French Communard, businesswoman and corsetière

Herminie Cadolle (1845–1926) was a French inventor of the modern bra and founder of the Cadolle Lingerie House.

== Early life ==
Herminie Cadolle was born, raised, and lived much of her early life in France. She was a close friend of the insurrectionist Louise Michel, who participated in the Paris Commune of 1871. Fearing state repression after the murderous defeat of the Commune uprising, Cadolle and her family fled for safety to Buenos Aires, Argentina.

== Career ==
In 1887, while she was in Argentina, it marked the start of her entrepreneurial journey. Supported by her husband and son, Alcide, she opened the first "House of Cadolle," quickly building a fortune through her made-to-measure lingerie business. In 1889, Cadolle returned to Paris where she opened a similar lingerie workshop. There, she invented a two-piece undergarment. The lower part was a hybrid-corset for the waist and the upper supported the breasts by means of shoulder straps. A patent for the invention was filed in 1889. The invention, called the "corselet-gorge," was revolutionary, as it literally split the traditional corset in two to provide more comfort. Early sketches show it was initially attached to the corset, but even that small change helped pave the way for bras as we know them. Cadolle exhibited her invention at the Exposition Universelle (1900) and by 1905 the upper half was being sold separately as modern-day bras.
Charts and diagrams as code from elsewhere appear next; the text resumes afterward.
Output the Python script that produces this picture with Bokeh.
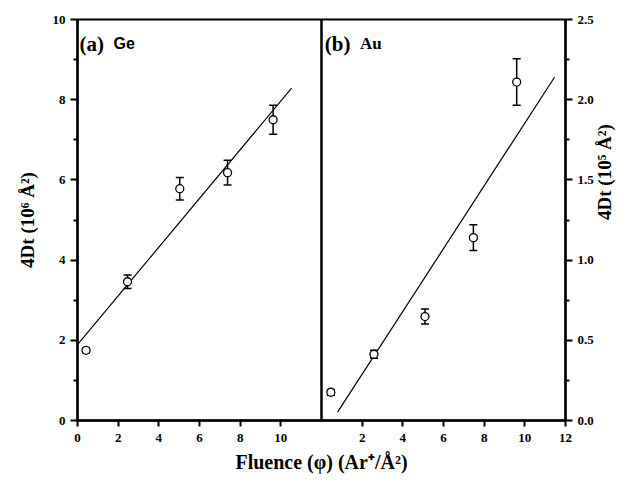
import math
import numpy as np
from bokeh.plotting import figure
from bokeh.models import (Range1d, LinearAxis, FixedTicker, Span, Label,
                          ColumnDataSource, Whisker, TeeHead)
from bokeh.embed import file_html
from bokeh.resources import INLINE

# ---- data ----
ge_fluence = [0.42, 2.46, 5.03, 7.38, 9.62]
ge_4dt = [1.75, 3.46, 5.78, 6.18, 7.50]
ge_err = [0.06, 0.17, 0.28, 0.31, 0.36]
ge_fit_x = [0.03, 10.53]
ge_fit_y = [1.91, 8.29]

au_fluence = [0.46, 2.58, 5.09, 7.47, 9.60]
au_4dt = [0.176, 0.413, 0.648, 1.14, 2.11]
au_err = [0.018, 0.025, 0.047, 0.08, 0.145]
au_fit_x = [0.79, 11.46]
au_fit_y = [0.052, 2.14]

ge_xticks = [0, 2, 4, 6, 8, 10]
au_xticks = [2, 4, 6, 8, 10, 12]
panel_width = 12  # each panel spans 0..12 in fluence

SERIF = "Liberation Serif"

p = figure(width=628, height=484, output_backend="svg", toolbar_location=None,
           x_range=Range1d(0, 2 * panel_width), y_range=Range1d(0, 10),
           min_border_left=77, min_border_right=62, min_border_top=19,
           min_border_bottom=64, background_fill_color="white",
           border_fill_color="white")
p.extra_y_ranges = {"au": Range1d(0, 2.5)}
p.grid.visible = False
p.outline_line_color = "black"
p.outline_line_width = 2

# axes styling
def style_axis(ax):
    ax.axis_line_width = 2.5
    ax.major_tick_line_width = 2
    ax.minor_tick_line_width = 2
    ax.major_tick_in = 0
    ax.minor_tick_in = 0
    ax.major_label_text_font = SERIF
    ax.major_label_text_font_style = "bold"
    ax.major_label_text_font_size = "13px"
    ax.major_label_text_color = "black"
    ax.axis_label_text_font = SERIF
    ax.axis_label_text_font_style = "bold"
    ax.axis_label_text_font_size = "19px"
    ax.axis_label_text_color = "black"
    ax.axis_line_color = "black"
    ax.major_tick_line_color = "black"
    ax.minor_tick_line_color = "black"

xaxis = p.xaxis[0]
style_axis(xaxis)
xt = ge_xticks + [t + panel_width for t in au_xticks]
xaxis.ticker = FixedTicker(ticks=xt, minor_ticks=[])
xaxis.major_label_overrides = {t + panel_width: str(t) for t in au_xticks}
xaxis.major_label_overrides.update({t: str(t) for t in ge_xticks})
xaxis.major_tick_out = 6
xaxis.major_label_standoff = 7
xaxis.axis_label = "Fluence (\u03c6) (Ar\u207a/\u00c5\u00b2)"
xaxis.axis_label_text_font_size = "20px"
xaxis.axis_label_standoff = 6

yaxis = p.yaxis[0]
style_axis(yaxis)
yaxis.ticker = FixedTicker(ticks=[0, 2, 4, 6, 8, 10], minor_ticks=[1, 3, 5, 7, 9])
yaxis.major_tick_out = 7
yaxis.minor_tick_out = 4
yaxis.major_label_standoff = 5
yaxis.axis_label = "4Dt (10\u2076 \u00c5\u00b2)"
yaxis.axis_label_standoff = 12

raxis = LinearAxis(y_range_name="au")
style_axis(raxis)
raxis.ticker = FixedTicker(ticks=[0, 0.5, 1.0, 1.5, 2.0, 2.5],
                           minor_ticks=[0.25, 0.75, 1.25, 1.75, 2.25])
raxis.major_label_overrides = {0: "0.0", 0.5: "0.5", 1.0: "1.0", 1.5: "1.5",
                               2.0: "2.0", 2.5: "2.5"}
raxis.major_tick_out = 7
raxis.minor_tick_out = 4
raxis.major_label_standoff = 5
raxis.axis_label = "4Dt (10\u2075 \u00c5\u00b2)"
raxis.axis_label_orientation = -3 * math.pi / 2
raxis.axis_label_standoff = 8
p.add_layout(raxis, "right")

# divider between panels
p.add_layout(Span(location=panel_width, dimension="height", line_color="black",
                  line_width=2.5))

# ---- panel (a) Ge ----
ge_src = ColumnDataSource(dict(
    x=ge_fluence, y=ge_4dt,
    lower=list(np.array(ge_4dt) - np.array(ge_err)),
    upper=list(np.array(ge_4dt) + np.array(ge_err))))
p.line(ge_fit_x, ge_fit_y, line_color="black", line_width=1.2)
p.add_layout(Whisker(source=ge_src, base="x", lower="lower", upper="upper",
                     dimension="height", line_color="black", line_width=1.5,
                     upper_head=TeeHead(size=8, line_width=1.5, line_color="black"),
                     lower_head=TeeHead(size=8, line_width=1.5, line_color="black")))
p.scatter("x", "y", source=ge_src, marker="circle", size=8, fill_color="white",
          line_color="black", line_width=1.3)

# ---- panel (b) Au (shifted into the right panel) ----
au_x = list(np.array(au_fluence) + panel_width)
au_src = ColumnDataSource(dict(
    x=au_x, y=au_4dt,
    lower=list(np.array(au_4dt) - np.array(au_err)),
    upper=list(np.array(au_4dt) + np.array(au_err))))
p.line(list(np.array(au_fit_x) + panel_width), au_fit_y, line_color="black",
       line_width=1.2, y_range_name="au")
p.add_layout(Whisker(source=au_src, base="x", lower="lower", upper="upper",
                     dimension="height", line_color="black", line_width=1.5,
                     y_range_name="au",
                     upper_head=TeeHead(size=8, line_width=1.5, line_color="black"),
                     lower_head=TeeHead(size=8, line_width=1.5, line_color="black")))
p.scatter("x", "y", source=au_src, marker="circle", size=8, fill_color="white",
          line_color="black", line_width=1.3, y_range_name="au")

# ---- panel labels ----
p.add_layout(Label(x=0.1, y=9.39, text="(a)", text_font=SERIF,
                   text_font_style="bold", text_font_size="21px",
                   text_baseline="alphabetic", text_color="black"))
p.add_layout(Label(x=1.77, y=9.39, text="Ge", text_font="Liberation Sans",
                   text_font_style="bold", text_font_size="16px",
                   text_baseline="alphabetic", text_color="black"))
p.add_layout(Label(x=panel_width + 0.16, y=9.39, text="(b)", text_font=SERIF,
                   text_font_style="bold", text_font_size="21px",
                   text_baseline="alphabetic", text_color="black"))
p.add_layout(Label(x=panel_width + 1.89, y=9.39, text="Au", text_font=SERIF,
                   text_font_style="bold", text_font_size="17px",
                   text_baseline="alphabetic", text_color="black"))

open("out.html", "w").write(file_html(p, INLINE))
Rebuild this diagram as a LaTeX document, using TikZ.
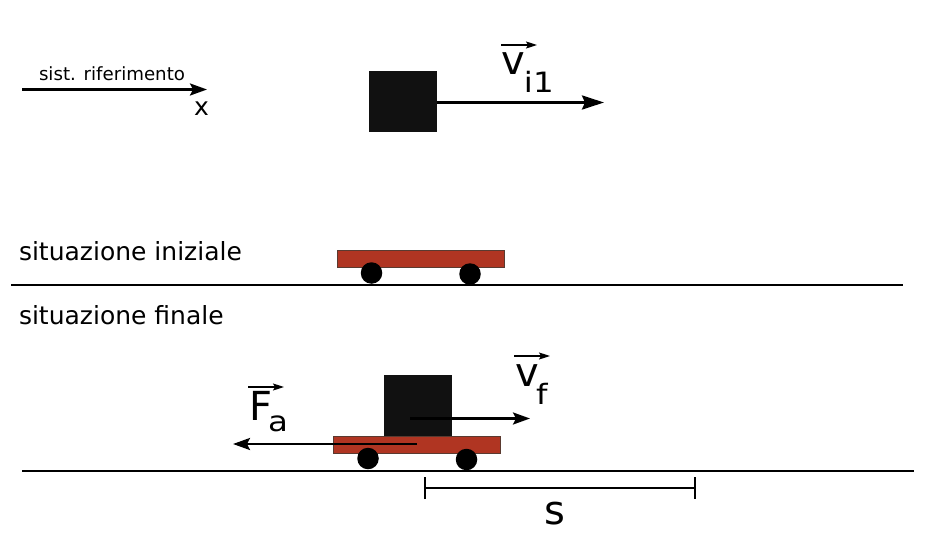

Corsets had been briefly unpopular during the French Revolution of 1789, when they were associated with the aristocracy, but soon they returned to prominence as the political mood settled again. From the middle of the 19th century, gradually, the corset came under more and more criticism. Advocates for women’s rights, like Cadolle, and physicians highlighted its role in causing physical discomfort and health complications. Despite her innovation, the bra struggled to gain popularity at first. The fashion of the late 19th century still favored tiny waists, which required full corsets. It wasn’t until World War I, when women entered factories and prioritized practicality over aesthetics, that the bra became widely accepted. Cadolle continued to work into the 1920s. Her efforts were spurred by the First World War, which saw women enter the factories when male workers left for war. Comfort rather than beauty was crucial, so the corset was out and the bra was in. Cadolle’s innovation and different variations of it are still dominant in female undergarments, as is the desire for women’s rights and the rebellion against adherence to societal norms and the ideal image of a woman’s body.

Cadolle became a fitter of bras to queens, princesses, dancers, and actresses. Mata Hari was among her customers. Her work also served as a foundation for collaborations with haute couture houses.

== Legacy ==
By 1911, Cadolle’s daughter Marie moved the business to Rue Cambon, where the shop shared proximity with luxury brands like Chanel and Hermès. This established Cadolle as a cornerstone of Parisian fashion. She was also the first to use cloth incorporating rubber (elastic) thread. Cadolle’s business is still run by her descendants today.